A couple of weeks ago it was announced CPR could be taught more quickly and effectively, and today the American Heart Association announced changes to the CPR recommendations that should make the actual performance of CPR easier:

Nov. 28 (Bloomberg) — New guidelines for resuscitating people whose hearts suddenly stop emphasize more and faster chest compressions, with fewer stops to breathe oxygen-rich air into the patient’s mouth.

“The 2005 guidelines take a `back to basics’ approach to resuscitation,” said Robert Hickey, chair of the American Heart Association’s Emergency Cardiovascular Care programs. “The association believes the new guidelines will contribute to more people doing CPR effectively,” he said in a statement.

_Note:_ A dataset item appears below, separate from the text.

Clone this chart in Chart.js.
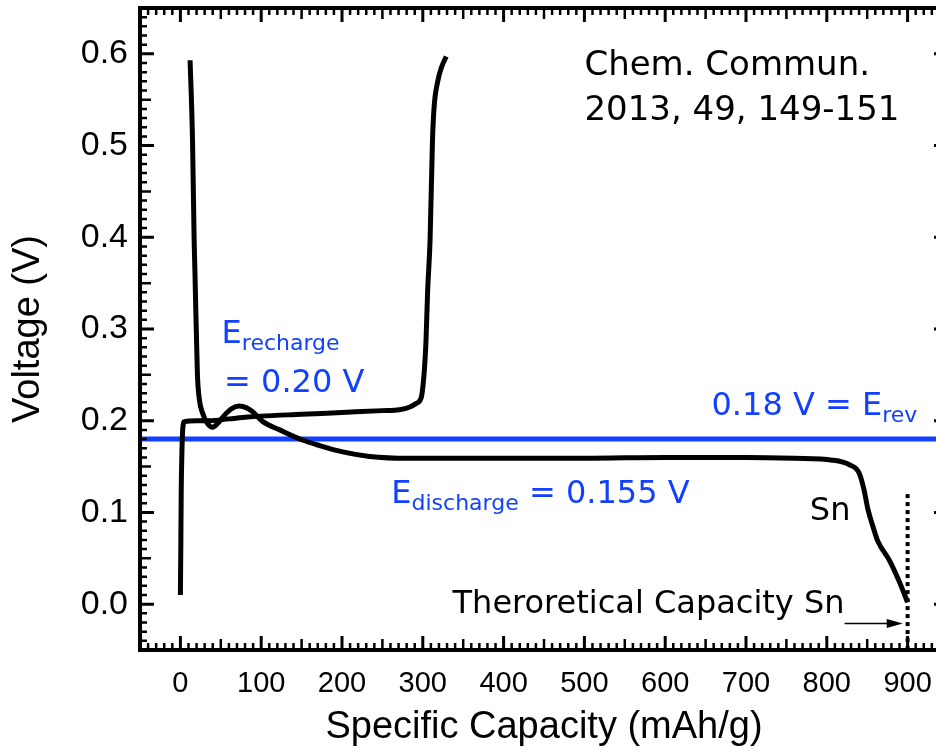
<!DOCTYPE html>
<html><head><meta charset="utf-8">
<script src="https://cdn.jsdelivr.net/npm/chart.js@4.4.1/dist/chart.umd.min.js"></script>
<style>
html,body{margin:0;padding:0;background:#fff;overflow:hidden;}
#wrap{position:relative;width:960px;height:750px;}
canvas{display:block;}
</style></head><body>
<div id="wrap"><canvas id="c" width="960" height="750" style="width:960px;height:750px"></canvas></div>
<script>
// ---- data ----
const dischargeCapacity = [12, 15, 17, 18, 21, 23.5, 27.6, 33.5, 40, 46, 56.6, 63, 73, 82, 89, 102, 123, 151, 172, 201, 234, 283, 400, 500, 600, 700, 760, 807, 828, 840, 846, 851, 857, 863, 878, 890, 900];
const dischargeVoltage  = [0.593, 0.506, 0.397, 0.362, 0.252, 0.223, 0.208, 0.197, 0.193, 0.197, 0.208, 0.213, 0.216, 0.214, 0.210, 0.199, 0.190, 0.179, 0.173, 0.166, 0.161, 0.159, 0.159, 0.159, 0.160, 0.160, 0.159, 0.157, 0.152, 0.143, 0.125, 0.103, 0.085, 0.069, 0.047, 0.024, 0.002];
const chargeCapacity = [0, 0.5, 1, 2, 3, 5, 20, 36, 60, 83, 100, 150, 200, 250, 271, 284, 292, 298, 301, 303, 304, 306, 309, 312, 314, 318, 323, 329];
const chargeVoltage  = [0.010, 0.060, 0.121, 0.170, 0.192, 0.199, 0.200, 0.200, 0.202, 0.204, 0.205, 0.207, 0.209, 0.211, 0.212, 0.215, 0.219, 0.225, 0.245, 0.270, 0.288, 0.342, 0.397, 0.506, 0.542, 0.568, 0.585, 0.597];
const reversiblePotential = 0.18;     // V
const theoreticalCapacity = 900;      // mAh/g
const theoreticalMarkerVoltage = [0.12, -0.05];
const xTickValues = [0, 100, 200, 300, 400, 500, 600, 700, 800, 900];
const yTickValues = [0.0, 0.1, 0.2, 0.3, 0.4, 0.5, 0.6];
const xRange = [-50, 950];
const yRange = [-0.05, 0.65];

const BLUE = '#1240ff';
const toPts = (xs, ys) => xs.map((x, i) => ({x: x, y: ys[i]}));

const framePlugin = {
  id: 'frame',
  afterDatasetsDraw(chart) {
    const {ctx, chartArea: a, scales: {x, y}} = chart;
    ctx.save();
    // inward ticks
    ctx.strokeStyle = '#000';
    ctx.lineCap = 'butt';
    for (let v = xRange[0]; v <= xRange[1] + 1e-9; v += 10) {
      const r = Math.round(v);
      const len = (r % 100 === 0) ? 14 : (r % 50 === 0 ? 11 : 7);
      ctx.lineWidth = (r % 100 === 0) ? 3 : 2.5;
      const px = x.getPixelForValue(r);
      ctx.beginPath();
      ctx.moveTo(px, a.top); ctx.lineTo(px, a.top + len);
      ctx.moveTo(px, a.bottom); ctx.lineTo(px, a.bottom - len);
      ctx.stroke();
    }
    for (let i = Math.round(yRange[0] * 100); i <= Math.round(yRange[1] * 100); i++) {
      const len = (i % 10 === 0) ? 14 : (i % 5 === 0 ? 11 : 7);
      ctx.lineWidth = (i % 10 === 0) ? 3 : 2.5;
      const py = y.getPixelForValue(i / 100);
      ctx.beginPath();
      ctx.moveTo(a.left, py); ctx.lineTo(a.left + len, py);
      ctx.moveTo(a.right, py); ctx.lineTo(a.right - len, py);
      ctx.stroke();
    }
    // frame
    ctx.lineWidth = 4;
    ctx.strokeRect(a.left, a.top, a.right - a.left, a.bottom - a.top);

    // annotations
    const X = v => x.getPixelForValue(v), Y = v => y.getPixelForValue(v);
    ctx.fillStyle = '#000';
    ctx.textBaseline = 'alphabetic';
    ctx.textAlign = 'left';
    ctx.font = '34px "DejaVu Sans"';
    ctx.fillText('Chem. Commun.', X(500), Y(0.577));
    ctx.fillText('2013, 49, 149-151', X(500), Y(0.528));
    ctx.font = '32px "DejaVu Sans"';
    ctx.fillText('Sn', X(779), Y(0.092));
    ctx.textAlign = 'right';
    ctx.fillText('Theroretical Capacity Sn', X(822), Y(-0.010));

    // arrow
    const ay = Y(-0.021), ax0 = X(822), ax1 = X(894);
    ctx.lineWidth = 1.5;
    ctx.beginPath(); ctx.moveTo(ax0, ay); ctx.lineTo(ax1 - 10, ay); ctx.stroke();
    ctx.beginPath(); ctx.moveTo(ax1, ay); ctx.lineTo(ax1 - 16, ay - 4.5); ctx.lineTo(ax1 - 16, ay + 4.5); ctx.closePath(); ctx.fill();

    // blue texts with subscripts
    const drawParts = (parts, px, py, align) => {
      let w = 0;
      parts.forEach(p => { ctx.font = (p.sub ? '22px' : '32px') + ' "DejaVu Sans"'; w += ctx.measureText(p.t).width; });
      let cx = align === 'right' ? px - w : px;
      ctx.textAlign = 'left';
      parts.forEach(p => {
        ctx.font = (p.sub ? '22px' : '32px') + ' "DejaVu Sans"';
        ctx.fillText(p.t, cx, py + (p.sub ? 7 : 0));
        cx += ctx.measureText(p.t).width;
      });
    };
    ctx.fillStyle = BLUE;
    drawParts([{t: 'E'}, {t: 'recharge', sub: true}], X(51), Y(0.285));
    drawParts([{t: '= 0.20 V'}], X(54), Y(0.231));
    drawParts([{t: '0.18 V = E'}, {t: 'rev', sub: true}], X(912), Y(0.206), 'right');
    drawParts([{t: 'E'}, {t: 'discharge', sub: true}, {t: ' = 0.155 V'}], X(261), Y(0.110));
    ctx.restore();
  }
};

const noPad = s => { s.paddingTop = 0; s.paddingBottom = 0; s.paddingLeft = 0; s.paddingRight = 0; };

new Chart(document.getElementById('c'), {
  type: 'line',
  data: {
    datasets: [
      {label: 'Discharge (Sn)', data: toPts(dischargeCapacity, dischargeVoltage), borderColor: '#000', borderWidth: 5, pointRadius: 0, cubicInterpolationMode: 'monotone', fill: false},
      {label: 'Recharge (Sn)', data: toPts(chargeCapacity, chargeVoltage), borderColor: '#000', borderWidth: 5, pointRadius: 0, cubicInterpolationMode: 'monotone', fill: false},
      {label: 'Theoretical capacity', data: theoreticalMarkerVoltage.map(v => ({x: theoreticalCapacity, y: v})), borderColor: '#000', borderWidth: 4, borderDash: [4, 4], pointRadius: 0, fill: false},
      {label: 'E_rev', data: xRange.map(v => ({x: v, y: reversiblePotential})), borderColor: BLUE, borderWidth: 5, pointRadius: 0, fill: false}
    ]
  },
  options: {
    responsive: false,
    animation: false,
    layout: {padding: {left: 0, right: 12, top: 8, bottom: 0}},
    plugins: {legend: {display: false}, tooltip: {enabled: false}},
    scales: {
      x: {
        type: 'linear', min: xRange[0], max: xRange[1],
        grid: {display: false, drawTicks: false}, border: {display: false},
        afterBuildTicks: s => { s.ticks = xTickValues.map(v => ({value: v})); },
        afterFit: s => { s.height = 100; noPad(s); },
        ticks: {font: {family: 'Liberation Sans', size: 29}, color: '#000', padding: 17, maxRotation: 0, autoSkip: false},
        title: {display: true, text: 'Specific Capacity (mAh/g)', font: {family: 'Liberation Sans', size: 38}, color: '#000', padding: {top: 0, bottom: 0}}
      },
      y: {
        type: 'linear', min: yRange[0], max: yRange[1],
        grid: {display: false, drawTicks: false}, border: {display: false},
        afterBuildTicks: s => { s.ticks = yTickValues.map(v => ({value: v})); },
        afterFit: s => { s.width = 140; noPad(s); },
        ticks: {font: {family: 'Liberation Sans', size: 34}, color: '#000', padding: 12, autoSkip: false, callback: v => v.toFixed(1)},
        title: {display: true, text: 'Voltage (V)', font: {family: 'Liberation Sans', size: 38}, color: '#000', padding: {top: 6, bottom: 0}}
      }
    }
  },
  plugins: [framePlugin]
});
</script>
</body></html>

Rescuers should give 30 chest compressions then two breaths to all adults, children and infants needing CPR. That’s double the previously recommended 15 compressions for every two breaths in adults in the previous guidelines published in 2000. It also simplifies the technique for children and infants, who previously received one breath for every five compressions.

The emphasis on chest compressions carries over to the use of automated external defibrillators, the devices now found in airports, schools and other public places to shock an erratically beating or stopped heart back into a normal rhythm.

CPR is an effective lifesaving technique, and the survival rate is clearly higher the earlier good CPR is started. That having been said, a whole lot of people aren’t crazy about that whole ‘mouth to mouth breathing thing’, and I don’t blame them. This makes that less frequent, but still recommends rescue breaths.

Okay, and now the caveat: none of this is based on really bulletproof science, it’s consensus guidelines to do the best we can. This is why they’re recommendations.

3 thoughts on “New CPR Recommendations

  1. I ran across an article about this somewhere else, but I wanted to see your treatment of it. And that’s a reason why you deserve a second term as Best Medical Weblog even if you don’t pursue it.

    BTW, an EMT once showed me a plastic thing to allow mouth-to-mouth without his mouth actually coming in contact with the other mouth. It might be practical to keep a few of those in key places.

  2. Well, I suppose you could stock them somewhere. If I were a First Responder I’d keep one with me all the time on the job.

    Where to keep them as a private person? Maybe with our home defibrillators (chuckle).

  3. The plastic barriers that you are talking about also come in small little packets that attach to your keychain… a great place to keep one I think (they aren’t that big).